Here’s the counter-intuitive part: In this scenario, paying for a rush fee on a replacement material is often a waste of money. The bottleneck is not the material; it’s the file fix. Find the fastest path to a cuttable file, even if it’s imperfect.
Scenario B: The “It’s Just Too Slow” Problem
This is more common than you think. You have the right file. You have the right material. But your standard settings on the Gravotech LS100 or IS400 mean the project will take three days, and you have one. This isn’t a quality failure; it’s a throughput failure.
Your Playbook:
- Increase power, decrease passes. This is the single biggest lever you have. Most standard profiles are conservative. For a rush job, push the limits within the manufacturer’s suggested range for your specific material. On plastics, a single high-power pass vs. two medium-power passes can cut production time by 40-60%.

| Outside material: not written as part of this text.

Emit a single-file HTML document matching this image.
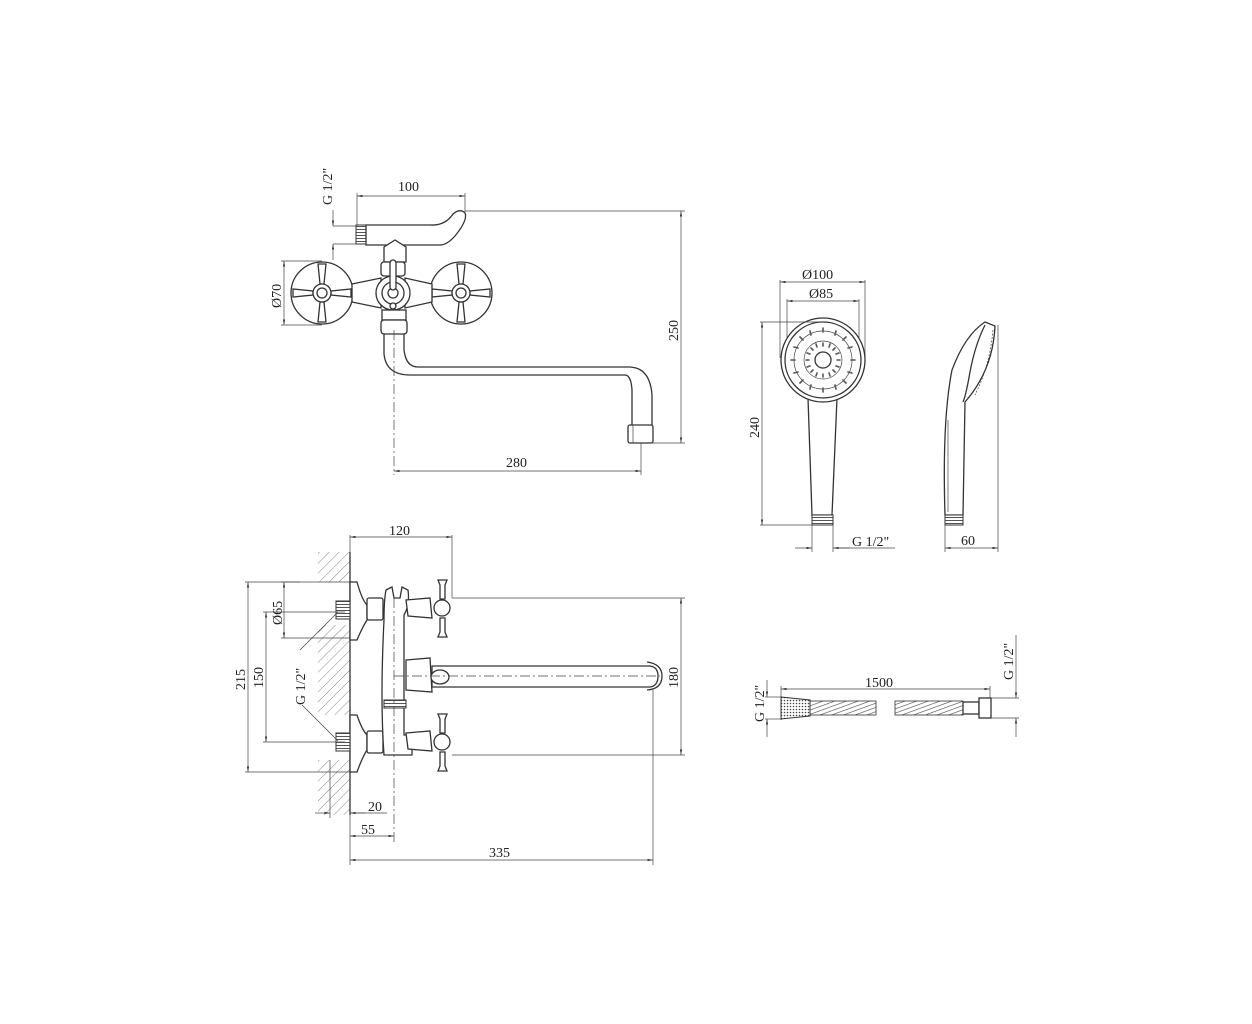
<!DOCTYPE html>
<html><head><meta charset="utf-8"><style>
html,body{margin:0;padding:0;background:#fff}
svg{display:block}
text{font-family:"Liberation Serif",serif;font-size:14px;fill:#222}
.l{stroke:#333;stroke-width:1.3;fill:none}
.t{stroke:#444;stroke-width:0.7;fill:none}
.f{stroke:#333;stroke-width:1.3;fill:#fff}
.h{stroke:#555;stroke-width:0.7}
</style></head><body>
<svg width="1252" height="1024" viewBox="0 0 1252 1024" xmlns="http://www.w3.org/2000/svg">
<defs>
<marker id="a" viewBox="0 0 10 10" refX="10" refY="5" markerWidth="8" markerHeight="8" orient="auto-start-reverse"><path d="M0,3 L10,5 L0,7z" fill="#333"/></marker>
<pattern id="hat" width="7" height="7" patternUnits="userSpaceOnUse" patternTransform="rotate(45)"><line x1="0" y1="0" x2="0" y2="7" stroke="#666" stroke-width="0.8"/></pattern>
<pattern id="thr" width="3" height="3" patternUnits="userSpaceOnUse"><rect width="3" height="3" fill="#fff"/><line x1="0" y1="1.5" x2="3" y2="1.5" stroke="#555" stroke-width="1"/></pattern>
<pattern id="coil" width="4" height="4" patternUnits="userSpaceOnUse" patternTransform="rotate(70)"><line x1="0" y1="0" x2="0" y2="4" stroke="#444" stroke-width="1.2"/></pattern>
<pattern id="dots" width="3" height="3" patternUnits="userSpaceOnUse"><circle cx="1.5" cy="1.5" r="0.8" fill="#444"/></pattern>
</defs>

<!-- ===== TOP VIEW ===== -->
<g>
<text transform="translate(332,205) rotate(-90)">G 1/2"</text>
<line class="t" x1="333" y1="210" x2="333" y2="226" marker-end="url(#a)"/>
<line class="t" x1="333" y1="260" x2="333" y2="244" marker-end="url(#a)"/>
<line class="t" x1="333" y1="226" x2="357" y2="226"/>
<line class="t" x1="333" y1="244" x2="357" y2="244"/>
<text x="398" y="191">100</text>
<line class="t" x1="357" y1="196" x2="465" y2="196" marker-start="url(#a)" marker-end="url(#a)"/>
<line class="t" x1="357" y1="193" x2="357" y2="226"/>
<line class="t" x1="465" y1="193" x2="465" y2="212"/>
<line class="t" x1="465" y1="211" x2="685" y2="211"/>
<line class="t" x1="681" y1="211" x2="681" y2="443" marker-start="url(#a)" marker-end="url(#a)"/>
<line class="t" x1="652" y1="443" x2="685" y2="443"/>
<text transform="translate(678,341) rotate(-90)">250</text>
<!-- top handle -->
<rect x="356" y="225" width="10" height="19" fill="url(#thr)" stroke="#333"/>
<path class="f" d="M366,225 L430,225 Q445,226 453,214 Q460,208 465,213 Q468,220 455,236 Q447,245 440,245 L366,245 Z"/>
<path class="f" d="M384,247 L395,240 L406,247 L406,262 L384,262 Z"/>
<rect class="f" x="381" y="262" width="24" height="14" rx="3"/>
<!-- wheels -->
<g id="wh">
<circle class="f" cx="322" cy="293" r="31"/>
<path class="f" d="M318,264 h8 l-2,20 h-4z M318,322 h8 l-2,-20 h-4z M293,289 v8 l20,-2 v-4z M351,289 v8 l-20,-2 v-4z"/>
<circle class="f" cx="322" cy="293" r="9"/>
<circle class="l" cx="322" cy="293" r="5"/>
</g>
<use href="#wh" x="139"/>
<path class="f" d="M352,284 L381,278 L381,308 L352,302z M432,284 L405,278 L405,308 L432,302z"/>
<circle class="f" cx="393" cy="293" r="17"/>
<circle class="l" cx="393" cy="293" r="11"/>
<circle class="l" cx="393" cy="293" r="5"/>
<rect class="f" x="390" y="260" width="6" height="30" rx="3"/>
<circle class="f" cx="393" cy="306" r="3"/>
<rect class="f" x="382" y="310" width="24" height="10"/>
<rect class="f" x="381" y="320" width="26" height="14" rx="3"/>
<!-- spout -->
<path class="l" d="M384,334 L384,354 Q386,375 410,375 L625,375 Q631,375 632,390 L632,425"/>
<path class="l" d="M404,334 L404,350 Q406,367 418,367 L630,367 Q650,368 652,395 L652,425"/>
<rect class="f" x="628" y="425" width="25" height="18" rx="2"/>
<line class="t" x1="633" y1="425" x2="633" y2="443"/>
<line class="t" x1="394" y1="330" x2="394" y2="475" stroke-dasharray="10,3,2,3"/>
<line class="t" x1="641" y1="443" x2="641" y2="475"/>
<line class="t" x1="394" y1="471" x2="641" y2="471" marker-start="url(#a)" marker-end="url(#a)"/>
<text x="506" y="467">280</text>
<!-- Ø70 -->
<line class="t" x1="281" y1="261" x2="322" y2="261"/>
<line class="t" x1="281" y1="325" x2="322" y2="325"/>
<line class="t" x1="284" y1="261" x2="284" y2="325" marker-start="url(#a)" marker-end="url(#a)"/>
<text transform="translate(281,308) rotate(-90)">Ø70</text>
</g>

<!-- ===== BOTTOM VIEW ===== -->
<g>
<text x="389" y="535">120</text>
<line class="t" x1="350" y1="537" x2="452" y2="537" marker-start="url(#a)" marker-end="url(#a)"/>
<line class="t" x1="350" y1="535" x2="350" y2="582"/>
<line class="t" x1="452" y1="535" x2="452" y2="598"/>
<!-- wall hatching -->
<rect x="318" y="552" width="32" height="30" fill="url(#hat)"/>
<rect x="318" y="625" width="32" height="90" fill="url(#hat)"/>
<rect x="318" y="760" width="32" height="55" fill="url(#hat)"/>
<line class="l" x1="350" y1="552" x2="350" y2="815"/>
<!-- flanges -->
<path class="f" d="M350,582 L357,582 Q362,600 367,605 L367,620 Q362,628 357,640 L350,640z"/>
<path class="f" d="M350,715 L357,715 Q362,730 367,735 L367,750 Q362,758 357,772 L350,772z"/>
<rect x="336" y="601" width="14" height="18" fill="url(#thr)" stroke="#333"/>
<rect x="336" y="733" width="14" height="18" fill="url(#thr)" stroke="#333"/>
<rect class="f" x="367" y="598" width="16" height="22" rx="2"/>
<rect class="f" x="367" y="731" width="16" height="22" rx="2"/>
<!-- body -->
<path class="f" d="M384,620 Q384,600 386,590 L392,587 L394,598 L400,598 L402,587 L408,590 Q410,605 404,615 L404,735 L412,735 L412,755 L384,755 Q380,700 384,620z"/>
<rect x="384" y="700" width="22" height="8" fill="url(#thr)" stroke="#333"/>
<path class="f" d="M406,600 L430,598 L432,618 L408,616z"/>
<path class="f" d="M406,733 L430,731 L432,751 L408,749z"/>
<path class="f" d="M406,660 L430,658 L432,692 L406,690z"/>
<!-- cross handles -->
<g id="ch">
<path class="f" d="M438,580 h9 l-2,5 v14 h-5 v-14z M438,637 h9 l-2,-5 v-14 h-5 v14z"/>
<circle class="f" cx="442" cy="608" r="8"/>
</g>
<use href="#ch" y="134"/>
<!-- spout -->
<path class="f" d="M432,666 L650,666 Q658,667 658,676 Q658,686 650,687 L432,687z"/>
<path class="l" d="M647,662 Q662,664 662,676 Q662,689 647,690"/>
<ellipse class="f" cx="440" cy="677" rx="9" ry="7"/>
<line class="t" x1="394" y1="598" x2="394" y2="845" stroke-dasharray="10,3,2,3"/>
<line class="t" x1="394" y1="676" x2="660" y2="676" stroke-dasharray="10,3,2,3"/>
<!-- dims -->
<line class="t" x1="452" y1="598" x2="685" y2="598"/>
<line class="t" x1="452" y1="755" x2="685" y2="755"/>
<line class="t" x1="681" y1="598" x2="681" y2="755" marker-start="url(#a)" marker-end="url(#a)"/>
<text transform="translate(678,688) rotate(-90)">180</text>
<line class="t" x1="245" y1="582" x2="350" y2="582"/>
<line class="t" x1="245" y1="772" x2="350" y2="772"/>
<line class="t" x1="248" y1="582" x2="248" y2="772" marker-start="url(#a)" marker-end="url(#a)"/>
<text transform="translate(245,690) rotate(-90)">215</text>
<line class="t" x1="263" y1="612" x2="345" y2="612"/>
<line class="t" x1="263" y1="742" x2="345" y2="742"/>
<line class="t" x1="266" y1="612" x2="266" y2="742" marker-start="url(#a)" marker-end="url(#a)"/>
<text transform="translate(263,688) rotate(-90)">150</text>
<line class="t" x1="281" y1="582" x2="300" y2="582"/>
<line class="t" x1="281" y1="638" x2="350" y2="638"/>
<line class="t" x1="284" y1="582" x2="284" y2="638" marker-start="url(#a)" marker-end="url(#a)"/>
<text transform="translate(282,625) rotate(-90)">Ø65</text>
<text transform="translate(305,705) rotate(-90)">G 1/2"</text>
<path class="t" d="M338,612 L302,648 L300,650"/>
<path class="t" d="M338,741 L302,705"/>
<line class="t" x1="330" y1="760" x2="330" y2="818"/>
<line class="t" x1="315" y1="813" x2="330" y2="813" marker-end="url(#a)"/>
<line class="t" x1="365" y1="813" x2="350" y2="813" marker-end="url(#a)"/>
<line class="t" x1="350" y1="813" x2="387" y2="813"/>
<text x="368" y="811">20</text>
<line class="t" x1="350" y1="815" x2="350" y2="865"/>
<line class="t" x1="350" y1="836" x2="394" y2="836" marker-start="url(#a)" marker-end="url(#a)"/>
<text x="361" y="834">55</text>
<line class="t" x1="653" y1="690" x2="653" y2="865"/>
<line class="t" x1="350" y1="860" x2="653" y2="860" marker-start="url(#a)" marker-end="url(#a)"/>
<text x="489" y="857">335</text>
</g>

<!-- ===== SHOWER FRONT ===== -->
<g>
<text x="802" y="279">Ø100</text>
<line class="t" x1="780" y1="282" x2="865" y2="282" marker-start="url(#a)" marker-end="url(#a)"/>
<line class="t" x1="780" y1="280" x2="780" y2="358"/>
<line class="t" x1="865" y1="280" x2="865" y2="358"/>
<text x="809" y="298">Ø85</text>
<line class="t" x1="787" y1="301" x2="859" y2="301" marker-start="url(#a)" marker-end="url(#a)"/>
<line class="t" x1="787" y1="299" x2="787" y2="340"/>
<line class="t" x1="859" y1="299" x2="859" y2="340"/>
<path class="f" d="M808,398 L812,515 L832,515 L837,398"/>
<circle class="f" cx="823" cy="360" r="42"/>
<circle class="l" cx="823" cy="360" r="38"/>
<circle class="t" cx="823" cy="360" r="29"/>
<circle class="t" cx="823" cy="360" r="19"/>
<circle class="f" cx="823" cy="360" r="8"/>
<g stroke="#555" stroke-width="1.6" stroke-linecap="round">
<path d="M823,328v4M823,388v4M791,360h4M851,360h4M800,337l3,3M843,380l3,3M846,337l-3,3M800,383l3,-3M810,331l1,4M836,331l-1,4M810,389l1,-4M836,389l-1,-4M794,347l4,1M852,347l-4,1M794,373l4,-1M852,373l-4,-1M823,343v3M823,374v3M806,360h3M837,360h3M811,348l2,2M835,372l-2,-2M835,348l-2,2M811,372l2,-2M816,344l1,3M830,344l-1,3M816,376l1,-3M830,376l-1,-3M807,353l3,1M839,353l-3,1M807,367l3,-1M839,367l-3,-1"/>
</g>
<rect x="812" y="515" width="21" height="10" fill="url(#thr)" stroke="#333"/>
<line class="t" x1="760" y1="322" x2="823" y2="322"/>
<line class="t" x1="760" y1="525" x2="812" y2="525"/>
<line class="t" x1="762" y1="322" x2="762" y2="525" marker-start="url(#a)" marker-end="url(#a)"/>
<text transform="translate(759,438) rotate(-90)">240</text>
<line class="t" x1="812" y1="525" x2="812" y2="552"/>
<line class="t" x1="833" y1="525" x2="833" y2="552"/>
<line class="t" x1="795" y1="548" x2="812" y2="548" marker-end="url(#a)"/>
<line class="t" x1="850" y1="548" x2="833" y2="548" marker-end="url(#a)"/>
<line class="t" x1="833" y1="548" x2="895" y2="548"/>
<text x="852" y="546">G 1/2"</text>
</g>

<!-- ===== SHOWER SIDE ===== -->
<g>
<path class="f" d="M985,322 L995,326 Q993,370 965,402 L963,515 L945,515 Q942,420 952,370 Q965,335 985,322z"/>
<path class="l" d="M985,325 Q975,345 970,372 Q966,395 963,402"/>
<path class="t" d="M993,330 Q990,365 975,395" stroke-dasharray="2,1.5" stroke-width="2"/>
<line class="t" x1="948" y1="420" x2="948" y2="512"/>
<rect x="945" y="515" width="18" height="10" fill="url(#thr)" stroke="#333"/>
<line class="t" x1="998" y1="325" x2="998" y2="552"/>
<line class="t" x1="945" y1="525" x2="945" y2="552"/>
<line class="t" x1="945" y1="548" x2="998" y2="548" marker-start="url(#a)" marker-end="url(#a)"/>
<text x="961" y="545">60</text>
</g>

<!-- ===== HOSE ===== -->
<g>
<text x="865" y="687">1500</text>
<line class="t" x1="781" y1="689" x2="990" y2="689" marker-start="url(#a)" marker-end="url(#a)"/>
<line class="t" x1="781" y1="686" x2="781" y2="720"/>
<line class="t" x1="990" y1="686" x2="990" y2="698"/>
<path d="M781,697 L810,700 L810,716 L781,719z" fill="url(#dots)" stroke="#333"/>
<rect x="810" y="701" width="66" height="14" fill="url(#coil)" stroke="#333" stroke-width="0.8"/>
<rect x="895" y="701" width="68" height="14" fill="url(#coil)" stroke="#333" stroke-width="0.8"/>
<rect class="f" x="963" y="702" width="16" height="12"/>
<rect class="f" x="979" y="698" width="12" height="20"/>
<line class="t" x1="765" y1="697" x2="781" y2="697"/>
<line class="t" x1="765" y1="719" x2="781" y2="719"/>
<line class="t" x1="767" y1="680" x2="767" y2="697" marker-end="url(#a)"/>
<line class="t" x1="767" y1="737" x2="767" y2="719" marker-end="url(#a)"/>
<text transform="translate(764,722) rotate(-90)">G 1/2"</text>
<line class="t" x1="991" y1="698" x2="1019" y2="698"/>
<line class="t" x1="991" y1="718" x2="1019" y2="718"/>
<line class="t" x1="1016" y1="635" x2="1016" y2="698" marker-end="url(#a)"/>
<line class="t" x1="1016" y1="737" x2="1016" y2="718" marker-end="url(#a)"/>
<text transform="translate(1013,680) rotate(-90)">G 1/2"</text>
</g>
</svg>
</body></html>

- Change the strategy. If you’re vector cutting a complex shape, consider a raster-to-vector approach where you mark the outline and use a different tool, like a mechanical cutter for the final separation. We’ve done this for acrylic signs on our LS900 when time was tight.
- Batch processing, not sequential. If you have 50 identical parts, don’t run them one after another on a single table. If you have multiple laser stations (M20, M40), divide the job. Or, if you have a single large-bed machine like a LS900, tile the job to maximize the cutting area per pass.
- Accept the trade-off on edge quality. A faster pass almost always means a rougher edge finish. For the pen engraving market, this might mean a slightly less glossy edge. For a wood sign, it might be more pronounced charring. Decide if the edge can be mechanically sanded or polished flat in 10 minutes, or if the client can live with “production grade” instead of “display grade.”
Scenario C: The “One Critical Error” Fix
This scenario is the easiest to solve, but only if you have the presence of mind to stop and think. The project is 90% done, there are no major time pressures, but one piece is wrong. Maybe the text on one of fifty wood signs is spelled wrong, or the final part of a larger assembly has a laser mark that’s off by 2mm.
Your Playbook:
- Do not re-run the whole job. This sounds obvious, but I’ve seen it happen. People panic and start the whole file again. Instead, isolate the single defective component. Use the “Preview” function in your Gravotech software to run only the specific geometry that needs fixing on a fresh piece of material.
- Use a backup. This is one area where conventional wisdom (have backups!) is still spot on. If you cut material for production, always cut one extra. We have a rule we implemented after a 2023 disaster: always add 10% to the material order for any custom engraving job. It adds about $50 to a $500 job, but it saves a headache worth a lot more.
- The “Spot Fix.” For a single mark on a pen or a plaque, can you mask the existing mark and re-engrave? We’ve filled a deep laser engrave with a colored epoxy before, let it cure for 15 minutes under a heat lamp, and re-engraved the correct text. It’s not perfect, but it saves the part in a pinch.
The decision between these three scenarios isn’t hard. Ask yourself: Is the bottleneck the information (Scenario A), the machine time (Scenario B), or the material (Scenario C)? Your answer dictates your first move. Don't bounce between them; identify your problem, then follow the playbook.